Like with the Easy Peach cobbler/cake recipe, there is nothing like cookin' with a dutch/Camp Oven.

A buddy of mine did this recipe with us on the Russian river (nocal) labor day, I havn't been able to get enough of this since. Matter of fact made it for the my guys in the warehouse at work last week. Instructions are for regular oven, but easy to slow cook in a DO/CO.

Pat

Cochinita Pibil
Ingredients

* 4-6 lbs pork butt, with bone
* 4 tablespoons achiote paste
* 2 cups sevilla orange juice (must be sour/seville orange juice, not regular OJ)
* 2 habanero peppers, seeded and chopped
* 2 teaspoons ground cumin
* 2 teaspoons paprika
* 2 teaspoons chili powder
* 2 teaspoons ground coriander
* salt and pepper

Directions

1. Poke holes all over the pork with a fork.
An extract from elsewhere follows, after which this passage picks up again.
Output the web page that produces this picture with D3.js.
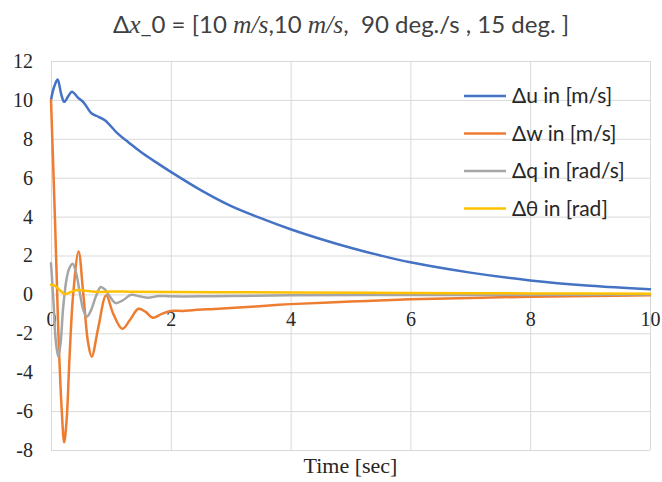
<!DOCTYPE html>
<html>
<head>
<meta charset="utf-8">
<script src="https://cdn.jsdelivr.net/npm/d3@7"></script>
<style>
  html, body { margin: 0; padding: 0; background: #fff; }
  svg { display: block; }
  .tick-label { font-family: "Liberation Serif", "Times New Roman", serif; font-size: 20px; fill: #262626; }
  .legend-label { font-family: Lato, "Open Sans", sans-serif; font-size: 21px; fill: #262626; }
  .title { font-family: Lato, "Open Sans", sans-serif; font-size: 24px; fill: #404040; white-space: pre; }
  .math { font-family: "Liberation Serif", serif; font-style: italic; font-size: 25.5px; }
</style>
</head>
<body>
<svg id="chart" width="662" height="482"></svg>
<script>
// Perturbation response of the longitudinal states after the initial disturbance
const uTime   = [0, 0.05, 0.11, 0.17, 0.22, 0.29, 0.35, 0.45, 0.55, 0.68, 0.8, 0.9, 1.12, 1.3, 1.5, 1.75, 2, 2.5, 3, 3.5, 4, 4.5, 5, 5.5, 6, 7, 8, 9, 10];
const uValues = [10, 10.65, 11.05, 10.3, 9.9, 10.2, 10.42, 10.12, 9.85, 9.3, 9.12, 8.95, 8.25, 7.8, 7.32, 6.8, 6.3, 5.36, 4.55, 3.92, 3.35, 2.85, 2.4, 2.0, 1.65, 1.12, 0.72, 0.45, 0.27];

const wTime   = [0, 0.07, 0.12, 0.18, 0.22, 0.26, 0.31, 0.37, 0.46, 0.54, 0.62, 0.68, 0.79, 0.92, 1.04, 1.19, 1.32, 1.46, 1.58, 1.7, 1.85, 2.0, 2.2, 2.4, 2.8, 3.2, 3.7, 4, 5, 6, 7, 8, 9, 10];
const wValues = [10, 3.5, -1.7, -6.0, -7.6, -6.5, -3.2, 0, 2.2, 0, -2.5, -3.2, -1.7, -0.05, -1.0, -1.77, -1.3, -0.74, -0.9, -1.2, -1.0, -0.85, -0.85, -0.8, -0.74, -0.66, -0.56, -0.5, -0.37, -0.25, -0.18, -0.12, -0.08, -0.05];

const qTime   = [0, 0.04, 0.08, 0.12, 0.16, 0.2, 0.25, 0.3, 0.36, 0.42, 0.48, 0.54, 0.6, 0.67, 0.75, 0.83, 0.9, 0.98, 1.08, 1.2, 1.34, 1.48, 1.62, 1.8, 2.0, 2.5, 3, 4, 6, 8, 10];
const qValues = [1.6, -0.3, -2.4, -3.2, -2.5, -0.8, 0.6, 1.3, 1.58, 1.1, 0.1, -0.8, -1.15, -0.8, -0.1, 0.38, 0.25, -0.1, -0.45, -0.3, -0.02, -0.1, -0.17, -0.08, -0.1, -0.1, -0.08, -0.05, -0.03, -0.02, -0.01];

const thTime   = [0, 0.06, 0.12, 0.18, 0.23, 0.3, 0.38, 0.46, 0.55, 0.65, 0.8, 1.0, 1.3, 2, 3, 4, 6, 8, 10];
const thValues = [0.5, 0.45, 0.3, 0.12, 0.02, 0.08, 0.18, 0.22, 0.2, 0.16, 0.13, 0.15, 0.14, 0.12, 0.11, 0.1, 0.07, 0.05, 0.03];

const seriesNames  = ["Δu in [m/s]", "Δw in [m/s]", "Δq in [rad/s]", "Δθ in [rad]"];
const seriesColors = ["#4472C4", "#ED7D31", "#A5A5A5", "#FFC000"];

const xTicks = [0, 2, 4, 6, 8, 10];
const yTicks = [-8, -6, -4, -2, 0, 2, 4, 6, 8, 10, 12];
const xTitle = "Time [sec]";

const series = [
  { name: seriesNames[0], color: seriesColors[0], t: uTime,  v: uValues },
  { name: seriesNames[1], color: seriesColors[1], t: wTime,  v: wValues },
  { name: seriesNames[2], color: seriesColors[2], t: qTime,  v: qValues },
  { name: seriesNames[3], color: seriesColors[3], t: thTime, v: thValues }
];

const svg = d3.select("#chart");
const plot = { left: 51, right: 650, top: 61, bottom: 450 };

const x = d3.scaleLinear().domain([0, 10]).range([plot.left, plot.right]);
const y = d3.scaleLinear().domain([-8, 12]).range([plot.bottom, plot.top]);

// gridlines
svg.append("g")
  .attr("transform", `translate(0,${plot.bottom})`)
  .call(d3.axisBottom(x).tickValues(xTicks).tickSize(-(plot.bottom - plot.top)).tickFormat(""))
  .call(g => g.select(".domain").remove())
  .call(g => g.selectAll("line").attr("stroke", "#D9D9D9").attr("stroke-width", 1));

svg.append("g")
  .attr("transform", `translate(${plot.left},0)`)
  .call(d3.axisLeft(y).tickValues(yTicks).tickSize(-(plot.right - plot.left)).tickFormat(""))
  .call(g => g.select(".domain").remove())
  .call(g => g.selectAll("line").attr("stroke", "#D9D9D9").attr("stroke-width", 1));

// value axis labels
svg.append("g")
  .attr("transform", `translate(${plot.left},0)`)
  .call(d3.axisLeft(y).tickValues(yTicks).tickSize(0).tickPadding(18).tickFormat(d => d < 0 ? "-" + Math.abs(d) : d))
  .call(g => g.select(".domain").remove())
  .call(g => g.selectAll("text").attr("class", "tick-label").attr("font-family", null).attr("font-size", null).attr("fill", null));

// time axis labels, crossing at zero
svg.append("g")
  .attr("transform", `translate(0,${y(0)})`)
  .call(d3.axisBottom(x).tickValues(xTicks).tickSize(0).tickPadding(17))
  .call(g => g.select(".domain").remove())
  .call(g => g.selectAll("text").attr("class", "tick-label").attr("font-family", null).attr("font-size", null).attr("fill", null));

// axis title
svg.append("text")
  .attr("class", "tick-label")
  .attr("x", (plot.left + plot.right) / 2)
  .attr("y", 473)
  .attr("text-anchor", "middle")
  .style("font-size", "22px")
  .text(xTitle);

// series lines
const line = d3.line()
  .x(d => x(d[0]))
  .y(d => y(d[1]))
  .curve(d3.curveCatmullRom.alpha(0.5));

svg.append("g")
  .selectAll("path")
  .data(series)
  .join("path")
  .attr("fill", "none")
  .attr("stroke", d => d.color)
  .attr("stroke-width", 2.5)
  .attr("stroke-linejoin", "round")
  .attr("stroke-linecap", "round")
  .attr("d", d => line(d.t.map((t, i) => [t, d.v[i]])));

// legend
const legend = svg.append("g").attr("transform", "translate(464,96)");
const rows = legend.selectAll("g").data(series).join("g")
  .attr("transform", (d, i) => `translate(0,${i * 37.5})`);
rows.append("line")
  .attr("x1", 0).attr("x2", 42)
  .attr("stroke", d => d.color).attr("stroke-width", 2.5);
rows.append("text")
  .attr("class", "legend-label")
  .attr("x", 48).attr("dy", "0.35em")
  .text(d => d.name);

// title
const title = svg.append("text")
  .attr("class", "title")
  .attr("x", 341).attr("y", 33)
  .attr("text-anchor", "middle");
title.append("tspan").text("Δ");
title.append("tspan").attr("class", "math").text("x");
title.append("tspan").text("_0 = [10 ");
title.append("tspan").attr("class", "math").text("m/s");
title.append("tspan").text(",10 ");
title.append("tspan").attr("class", "math").text("m/s");
title.append("tspan").text(",  90 deg./s , 15 deg. ]");
</script>
</body>
</html>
Rub achiote paste all over the pork, and set aside.
2. In a large bowl, mix together the orange juice and habanero peppers.
3. Mix in the cumin, paprika, chili powder, coriander, salt and pepper.
4. Place pork in the mixture, cover, and refrigerate overnight, turning two or three times.
5. Preheat the oven to 325 degrees F (165 degrees C).
6. Wrap the pork and marinade in aluminum foil or banana leaves that have been soaked in water for 30 minutes.
7. Place into a casserole dish, and cover.
8. Bake for at least 2 hours, until the meat falls off the bone. The slower you cook it, the better it is. Cooking time varies greatly, from 2 hours to 4 hours depending on oven, seal of banana leaves, meat etc. (some also put this in a slow cooker to cook all day)
9. Shred the pork, pour remaining cooked juice from pan over pork, and serve with white rice and corn tortillas.
10. Each person can make tacos or fajitas with the pork, the rice and the sauce.
Note: If you can't find Sevilla OJ, use 1/3 cup normal OJ, and 2/3 cup fresh squeezed lemon juice.